How much better becomes apparent when we look in more detail at what is happening. When processing data, SQL limits us to one key per record for aggregation. MapReduce does not have this limitation. We can have as many keys as we like for each record.
This difference is particularly important when analyzing complex data structures to extract features -- of which processing text from web pages is an obvious example. To take another example, one way of doing content filtering of email for spam involves looking for suspicious words in the text and then building a scoring function based on those words (naive Bayesian models would be a typical approach).
Attempting to do this in MapReduce is quite simple. The map phase looks for each word and spits out a key value pair for that word (in this case, the key is actually the email id combined with the word). The reduce phase counts them all up. Either the reduce phase or a separate program can then apply the particular scoring code. Extending such a program to include more suspicious words is pretty simple.

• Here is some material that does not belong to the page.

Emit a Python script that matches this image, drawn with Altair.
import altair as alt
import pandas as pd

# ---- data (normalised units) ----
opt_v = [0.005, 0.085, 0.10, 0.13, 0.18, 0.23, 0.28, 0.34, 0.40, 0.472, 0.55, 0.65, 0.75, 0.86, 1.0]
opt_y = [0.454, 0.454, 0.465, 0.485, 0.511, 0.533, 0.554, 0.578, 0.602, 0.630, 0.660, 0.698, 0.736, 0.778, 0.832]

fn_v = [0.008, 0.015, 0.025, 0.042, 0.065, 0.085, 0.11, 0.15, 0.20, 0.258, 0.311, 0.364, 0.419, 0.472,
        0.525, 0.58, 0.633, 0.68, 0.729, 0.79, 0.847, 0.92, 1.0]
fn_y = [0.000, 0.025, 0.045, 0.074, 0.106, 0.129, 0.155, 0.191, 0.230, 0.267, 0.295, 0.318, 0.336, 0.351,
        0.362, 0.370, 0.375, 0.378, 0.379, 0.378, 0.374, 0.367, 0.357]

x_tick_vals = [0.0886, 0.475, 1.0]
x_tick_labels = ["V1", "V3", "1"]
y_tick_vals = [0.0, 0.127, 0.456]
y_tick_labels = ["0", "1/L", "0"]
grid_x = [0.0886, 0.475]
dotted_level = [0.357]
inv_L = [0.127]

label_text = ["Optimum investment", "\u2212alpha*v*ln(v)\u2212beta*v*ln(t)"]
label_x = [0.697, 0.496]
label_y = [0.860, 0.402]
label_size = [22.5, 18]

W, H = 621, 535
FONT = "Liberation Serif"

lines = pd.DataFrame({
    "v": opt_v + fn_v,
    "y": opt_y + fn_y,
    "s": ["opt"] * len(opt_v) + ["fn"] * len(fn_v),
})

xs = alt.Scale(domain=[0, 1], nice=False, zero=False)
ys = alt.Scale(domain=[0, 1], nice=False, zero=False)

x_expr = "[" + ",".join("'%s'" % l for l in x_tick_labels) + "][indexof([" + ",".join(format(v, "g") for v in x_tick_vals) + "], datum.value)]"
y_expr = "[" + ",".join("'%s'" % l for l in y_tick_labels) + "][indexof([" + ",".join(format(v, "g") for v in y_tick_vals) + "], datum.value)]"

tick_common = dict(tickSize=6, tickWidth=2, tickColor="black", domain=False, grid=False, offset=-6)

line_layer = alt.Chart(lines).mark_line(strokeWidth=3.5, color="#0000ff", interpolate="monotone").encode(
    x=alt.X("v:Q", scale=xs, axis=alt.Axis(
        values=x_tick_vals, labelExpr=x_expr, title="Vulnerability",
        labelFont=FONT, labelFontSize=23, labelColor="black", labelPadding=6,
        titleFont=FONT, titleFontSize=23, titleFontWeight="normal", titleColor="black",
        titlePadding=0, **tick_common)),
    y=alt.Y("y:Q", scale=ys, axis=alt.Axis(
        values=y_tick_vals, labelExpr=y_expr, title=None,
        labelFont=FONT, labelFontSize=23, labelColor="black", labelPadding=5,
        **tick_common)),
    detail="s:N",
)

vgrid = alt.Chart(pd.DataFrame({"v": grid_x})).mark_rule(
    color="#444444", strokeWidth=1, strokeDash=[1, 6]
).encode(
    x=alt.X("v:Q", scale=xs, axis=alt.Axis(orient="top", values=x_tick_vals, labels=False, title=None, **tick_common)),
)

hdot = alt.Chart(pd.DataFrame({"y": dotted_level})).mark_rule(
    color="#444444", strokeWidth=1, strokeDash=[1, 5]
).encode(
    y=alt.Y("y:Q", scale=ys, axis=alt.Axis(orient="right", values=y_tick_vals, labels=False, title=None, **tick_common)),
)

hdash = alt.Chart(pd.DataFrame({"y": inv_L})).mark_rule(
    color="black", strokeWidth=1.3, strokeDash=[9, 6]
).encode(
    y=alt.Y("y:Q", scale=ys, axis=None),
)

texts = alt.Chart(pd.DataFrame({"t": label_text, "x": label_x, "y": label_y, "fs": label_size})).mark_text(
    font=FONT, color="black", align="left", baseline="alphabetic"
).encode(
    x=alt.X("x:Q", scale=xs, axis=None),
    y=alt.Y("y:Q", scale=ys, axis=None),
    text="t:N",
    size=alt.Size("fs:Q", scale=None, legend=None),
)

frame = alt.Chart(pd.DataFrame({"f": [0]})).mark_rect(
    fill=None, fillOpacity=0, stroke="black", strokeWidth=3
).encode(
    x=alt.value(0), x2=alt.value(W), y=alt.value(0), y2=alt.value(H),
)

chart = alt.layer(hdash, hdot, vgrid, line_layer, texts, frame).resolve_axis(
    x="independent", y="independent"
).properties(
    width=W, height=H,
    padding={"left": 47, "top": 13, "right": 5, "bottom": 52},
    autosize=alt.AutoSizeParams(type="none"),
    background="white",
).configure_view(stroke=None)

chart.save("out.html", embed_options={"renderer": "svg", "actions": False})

Attempting to do this in SQL . . . well, I wouldn't do it in the base language. It would be an obfuscated mess of CASE statements or a non-equi JOIN on a separate word table. The MapReduce approach is simpler and more elegant in this case. Ironically, I usually describe the problem as "SQL is not good in handling text." However, I think the real problem is that "SQL aggregations are limited to one key per record."
SQL has many capabilities that MapReduce does not have. Over time, MapReduce may incorporate many of the positive features of SQL for analytic capabilities (and hopefully not incorporate unneeded overhead for transactions and the like). Today, SQL remains superior for most analytic needs -- and it can take advantage of parallelism without programming. I hope SQL will also evolve, bringing together the enhanced functionality from other approaches.